Last week, a New York State appeals court panel appeared to take all the fizzle out of New York City's ban on large sugary drinks, which had been overruled by a lower court judge in March. While the future of the ban remains unclear, one thing is certain: the debate in New York City is drawing attention to the skyrocketing national rate of obesity. In the last 30 years, the rate of obesity among children has more than doubled and, among adolescents, it has more than tripled. Today, more than one third of all children and adolescents are obese. New York City's position on large sugary drinks was one attempt to resolve these very serious issues caused by several factors. Last week's arguments highlight the difficulty of addressing just one of these factors in isolation; instead, a comprehensive policy is needed to combat the structural causes of American children's ill health.

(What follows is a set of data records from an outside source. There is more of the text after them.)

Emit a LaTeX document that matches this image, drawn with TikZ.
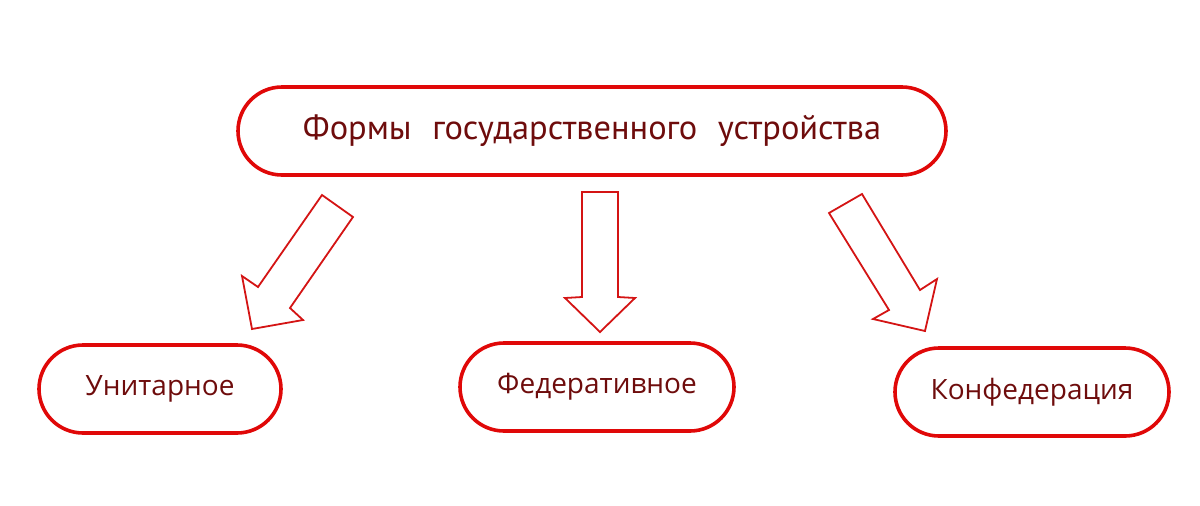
\documentclass[tikz,border=0pt]{standalone}
\usepackage{fontspec}
\setmainfont{PT Sans}
\newfontfamily\boxfont{Open Sans}
\definecolor{boxred}{HTML}{E00808}
\definecolor{arrred}{HTML}{D41414}
\definecolor{txtred}{HTML}{6E0C0C}
\begin{document}
\begin{tikzpicture}[x=0.5pt,y=-0.5pt,
  pill/.style={draw=boxred,line width=1.8pt,rounded corners=22pt,minimum height=44pt,text=txtred,inner sep=0pt},
  blockarrow/.style={draw=arrred,line width=0.9pt,line join=miter,fill=white}]
\useasboundingbox (0,0) rectangle (1200,505);
\node[pill,minimum width=354pt,font=\fontsize{17.2}{20}\selectfont] (top) at (592,131)
  {Формы\hspace{0.6em}государственного\hspace{0.6em}устройства};
\node[pill,minimum width=121pt,font=\boxfont\fontsize{14}{16}\selectfont] (uni) at (160,389) {Унитарное};
\node[pill,minimum width=137pt,font=\boxfont\fontsize{14}{16}\selectfont] (fed) at (597,387) {Федеративное};
\node[pill,minimum width=137pt,font=\boxfont\fontsize{14}{16}\selectfont] (kon) at (1032,392) {Конфедерация};
% block arrows
\draw[blockarrow] (322,195) -- (353,217) -- (290,308) -- (303,320) -- (252,329) -- (242,276) -- (258,287) -- cycle;
\draw[blockarrow] (582,192) -- (618,192) -- (618,297) -- (635,298) -- (600,332) -- (565,298) -- (582,297) -- cycle;
\draw[blockarrow] (829,213) -- (862,194) -- (920,290) -- (937,279) -- (925,331) -- (873,319) -- (889,310) -- cycle;
\end{tikzpicture}
\end{document}
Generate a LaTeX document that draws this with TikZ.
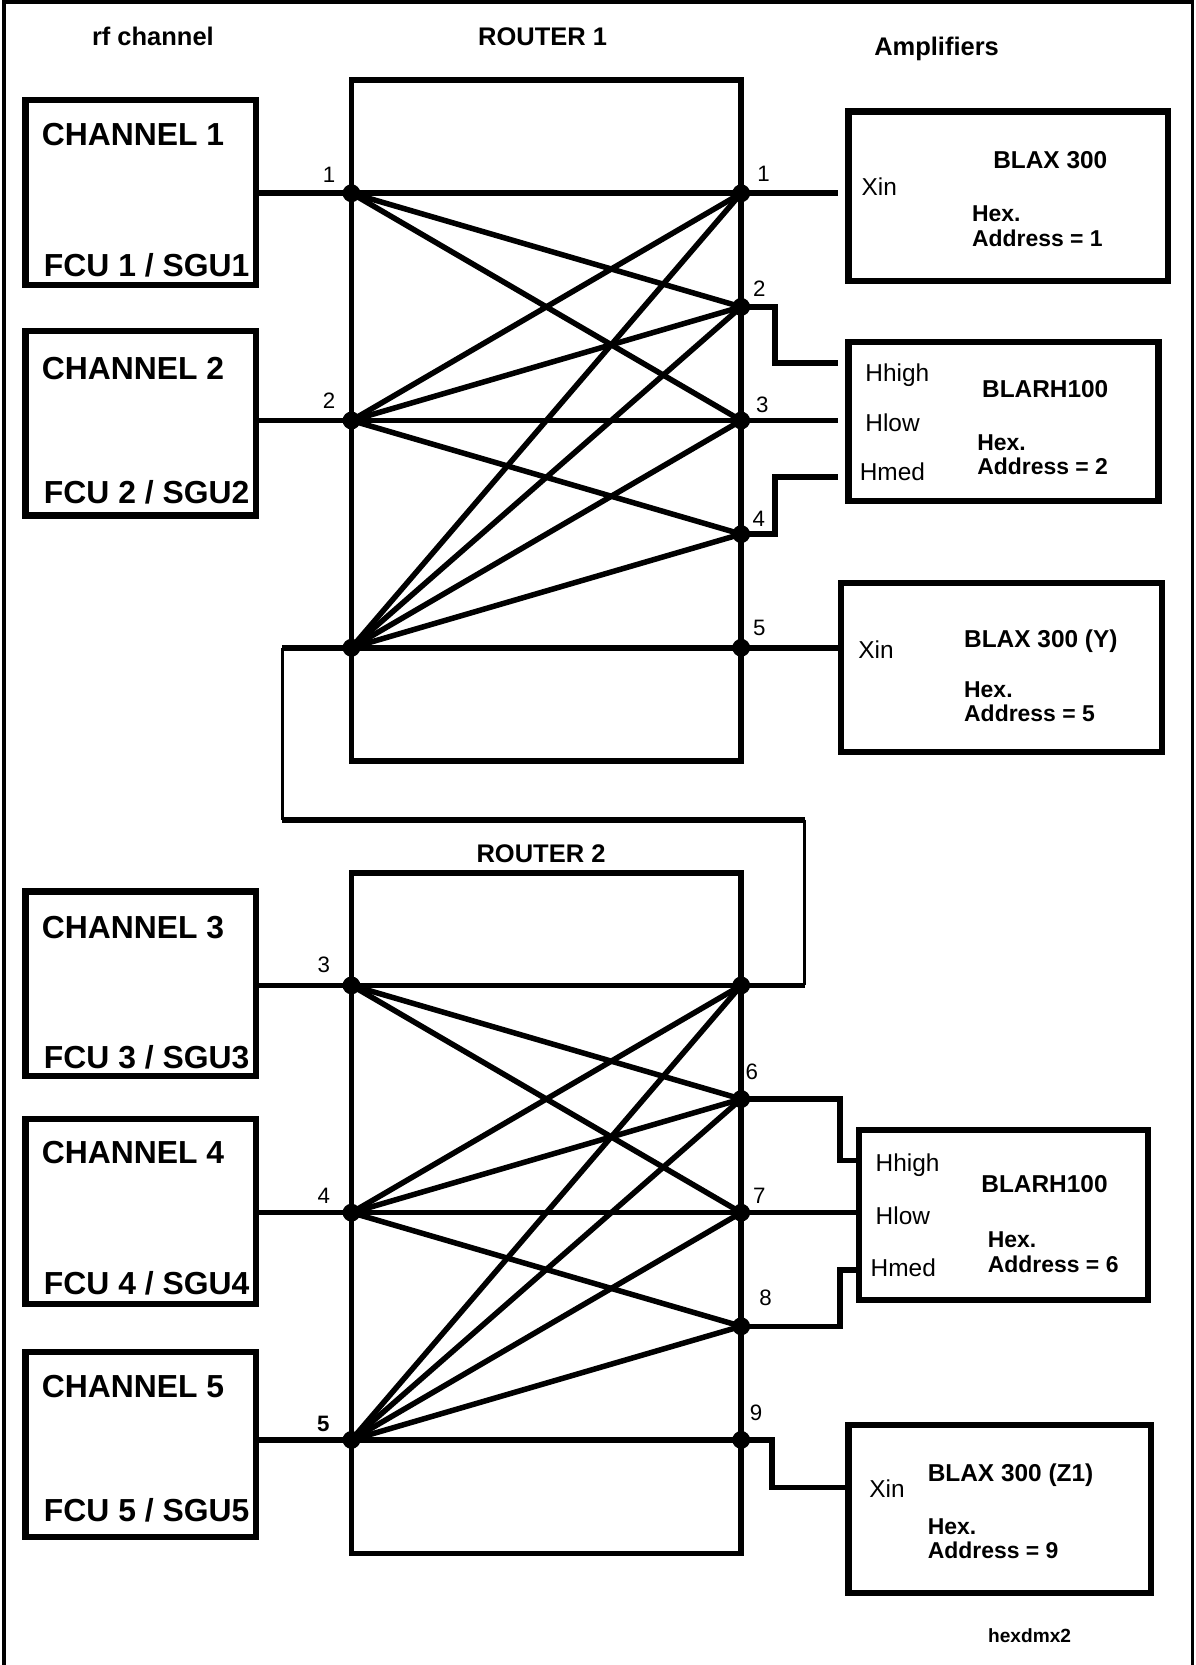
\documentclass[tikz,border=0pt]{standalone}
\usepackage{fontspec}
\setmainfont{Liberation Sans}
\usetikzlibrary{positioning,calc}

\begin{document}
\begin{tikzpicture}[
  x=0.5pt, y=-0.5pt,
  box/.style={rectangle, draw, line width=2.9pt, inner sep=0pt},
  router/.style={rectangle, draw, line width=2.7pt, inner sep=0pt, minimum width=183.5pt},
  link/.style={line width=2.6pt},
  thinlink/.style={line width=1.4pt},
  head/.style={font=\bfseries\fontsize{12}{14}\selectfont, anchor=base, inner sep=0pt},
  chtext/.style={font=\bfseries\fontsize{15}{17}\selectfont, anchor=base west, inner sep=0pt},
  port/.style={font=\fontsize{10.5}{12}\selectfont, anchor=base, inner sep=0pt},
  pin/.style={font=\fontsize{11.5}{13}\selectfont, anchor=base west, inner sep=0pt},
  ampname/.style={font=\bfseries\fontsize{11.5}{13}\selectfont, anchor=base west, inner sep=0pt},
  addr/.style={font=\bfseries\fontsize{10.8}{12}\selectfont, anchor=base west, inner sep=0pt}
]
  \useasboundingbox (0,0) rectangle (1126,1568);
  % page frame, open at the bottom
  \draw[line width=1.8pt] (3.8,1568) -- (3.8,2) -- (1123,2) -- (1123,1568);

  % headings
  \node[head] (hdrch) at (144,43) {rf channel};
  \node[head] (hdrr1) at (511,43) {ROUTER 1};
  \node[head] (hdramp) at (882,52) {Amplifiers};
  \node[head] (hdrr2) at (509.5,812) {ROUTER 2};

  % rf channels
  \foreach \k/\cy/\ty/\by in {1/181.5/137/260, 2/398.5/357/474, 3/926.5/884/1006, 4/1141/1096/1219, 5/1360.5/1316/1433} {
    \node[box, minimum width=108.5pt, minimum height=87pt] (ch\k) at (132.5,\cy) {};
    \node[chtext] (cht\k) at (39,\ty) {CHANNEL \k};
    \node[chtext] (chb\k) at (41,\by) {FCU \k{} / SGU\k};
  }

  % routers and their ports
  \node[router, minimum height=321pt] (rt1) at (514.5,396) {};
  \node[router, minimum height=320.5pt] (rt2) at (514.5,1142.5) {};
  \foreach \r/\ytop in {1/182, 2/928} {
    \foreach \k in {1,2,3} \coordinate (r\r-i\k) at (331,{\ytop+214*(\k-1)});
    \foreach \k in {1,...,5} \coordinate (r\r-o\k) at (698,{\ytop+107*(\k-1)});
  }
  \foreach \r in {1,2}
    \foreach \k/\n in {1/3,2/4,3/5}
      \foreach \o in {1,...,\n}
        \draw[link] (r\r-i\k) -- (r\r-o\o);

  % amplifiers
  \node[box, minimum width=150.5pt, minimum height=80pt] (amp1) at (949.5,185) {};
  \node[box, minimum width=146pt, minimum height=75pt] (amp2) at (945,397) {};
  \node[box, minimum width=151pt, minimum height=79.5pt] (amp3) at (943,628.5) {};
  \node[box, minimum width=136pt, minimum height=80pt] (amp4) at (945,1144) {};
  \node[box, minimum width=142.5pt, minimum height=79pt] (amp5) at (941.5,1421) {};

  % channel inputs
  \draw[link] (ch1.east |- r1-i1) -- (r1-i1);
  \draw[link] (ch2.east |- r1-i2) -- (r1-i2);
  \draw[link] (ch3.east |- r2-i1) -- (r2-i1);
  \draw[link] (ch4.east |- r2-i2) -- (r2-i2);
  \draw[link] (ch5.east |- r2-i3) -- (r2-i3);

  % router 1 outputs
  \coordinate (j2) at (730,342);
  \coordinate (j4) at (730,449);
  \draw[link] (r1-o1) -- ($(amp1.west |- r1-o1)+(-7,0)$);
  \draw[link] (r1-o2) -| (j2) -- ($(amp2.west |- j2)+(-7,0)$);
  \draw[link] (r1-o3) -- ($(amp2.west |- r1-o3)+(-7,0)$);
  \draw[link] (r1-o4) -| (j4) -- ($(amp2.west |- j4)+(-7,0)$);
  \draw[link] (r1-o5) -- (amp3.west |- r1-o5);

  % link from router 1 to router 2
  \coordinate (bridgeA) at (266,610);
  \coordinate (bridgeB) at (266,772);
  \coordinate (bridgeC) at (758,772);
  \coordinate (bridgeD) at (758,928);
  \draw[link] (bridgeA) -- (r1-i3);
  \draw[thinlink] (bridgeA) -- (bridgeB);
  \draw[link] (bridgeB) -- (bridgeC);
  \draw[thinlink] (bridgeC) -- (bridgeD);
  \draw[link] (bridgeD) -- (r2-o1);

  % router 2 outputs
  \coordinate (j6) at (791,1093);
  \coordinate (j8) at (791,1196);
  \coordinate (j9) at (727,1401);
  \draw[link] (r2-o2) -| (j6) -- (amp4.west |- j6);
  \draw[link] (r2-o3) -- (amp4.west |- r2-o3);
  \draw[link] (r2-o4) -| (j8) -- (amp4.west |- j8);
  \draw[link] (r2-o5) -| (j9) -- (amp5.west |- j9);

  % junction dots
  \foreach \r in {1,2} {
    \foreach \k in {1,2,3} \fill (r\r-i\k) circle (4.2pt);
    \foreach \k in {1,...,5} \fill (r\r-o\k) circle (4.2pt);
  }

  % port numbers
  \foreach \t/\x/\y in {1/310/172, 2/310/385, 3/305/916, 4/305/1133}
    \node[port] (lin\t) at (\x,\y) {\t};
  \node[port, font=\bfseries\fontsize{10.5}{12}\selectfont] (lin5) at (304.5,1348.5) {5};
  \foreach \t/\x/\y in {1/719/171, 2/715/279, 3/718/388, 4/714.5/496, 5/715/598, 6/708/1017, 7/715/1133, 8/721/1229, 9/712/1338}
    \node[port] (lout\t) at (\x,\y) {\t};

  % amplifier texts
  \node[pin] (xin1) at (811,184) {Xin};
  \node[ampname] (nm1) at (935,158.5) {BLAX 300};
  \node[pin] (hh2) at (814.6,359) {Hhigh};
  \node[pin] (hl2) at (814.6,406.4) {Hlow};
  \node[pin] (hm2) at (809.3,452.8) {Hmed};
  \node[ampname] (nm2) at (924.5,374) {BLARH100};
  \node[pin] (xin3) at (808,620.4) {Xin};
  \node[ampname] (nm3) at (907.6,609.7) {BLAX 300 (Y)};
  \node[pin] (hh4) at (824.3,1103) {Hhigh};
  \node[pin] (hl4) at (824.3,1153.3) {Hlow};
  \node[pin] (hm4) at (819.6,1202) {Hmed};
  \node[ampname] (nm4) at (923.8,1122.8) {BLARH100};
  \node[pin] (xin5) at (818.3,1410.6) {Xin};
  \node[ampname] (nm5) at (873.3,1395) {BLAX 300 (Z1)};
  \foreach \k/\x/\y/\a in {1/915/208.7/1, 2/920/424.3/2, 3/907.6/656.8/5, 4/929.9/1175.2/6, 5/873.3/1445/9} {
    \node[addr] (hex\k) at (\x,\y) {Hex.};
    \node[addr] (adr\k) at (\x,{\y+23}) {Address = \a};
  }

  \node[font=\bfseries\fontsize{9}{11}\selectfont, anchor=base, inner sep=0pt] (tag) at (969.6,1547) {hexdmx2};
\end{tikzpicture}
\end{document}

Public health implicates civil rights. A joint report by the ACLU and New York Law School revealed that 23.5 million Americans live in "food deserts"—communities with "no access or severely limited regular access to healthy and affordable food." Over half of these people are low-income. While Americans of all races and backgrounds find themselves trapped far from healthy food sources, the problem is anything but colorblind. Since African-American and Hispanics are three times more likely to grow up in poverty, they are likely to live in food deserts. As a result, they are also disproportionately likely to suffer from the health problems associated with a lack of access to healthy food. The federal government has recognized that children growing up in these communities deserve access to nutritional meals, but there's doubt about whether federal health programs go nearly far enough to meet the problem.
One key federal effort, the National School Lunch Program, was created 65 years ago to meet the nutritional needs of low-income children, and it today it feeds lunch to some 30 million school children, either for free or at a reduced cost. The National Center for Education Statistics reports that during the 2010-2011 school year, 20% of public school students nation-wide attended a high-poverty school where students qualified for free or reduced lunches. During the same year, the NCES further adds that 41% of Black students and 38% of Hispanic students qualified for these lunches, as compared to 6.2% of their White counterparts. Given that many of these students live in food deserts, they depend on school lunches as their primary source of nutrition.
Despite the NSLP's laudable goals, there's an obvious fork in the road between simply ensuring that all kids receive a lunch, and providing them a lunch that's actually nutritious. A recent study by the University of Illinois at Chicago confirms that where school lunches do not meet USDA nutritional guidelines, rates of obesity are higher among children consuming free or reduced meals. In recent years, critics of the USDA's nutritional guidelines for school lunches have argued that they contribute to the prevalence of childhood obesity, particularly among poor children and children of color. While others question just how much a school can alter eating habits that may form when children are very young, more attention to the nutritional content of school lunches has proven effective in reducing obesity among low-income students.
Regardless of whether the soda ban survives the legal challenge, childhood obesity remains a serious problem, particularly for communities of color. Greater attention to the food we provide our children in school will be part of the answer, but, like so many civil rights and racial justice issues in the twenty-first century, the issue stands at the intersection of multiple policies and social forces. Solving it will require both a holistic approach and a deep sense of urgency.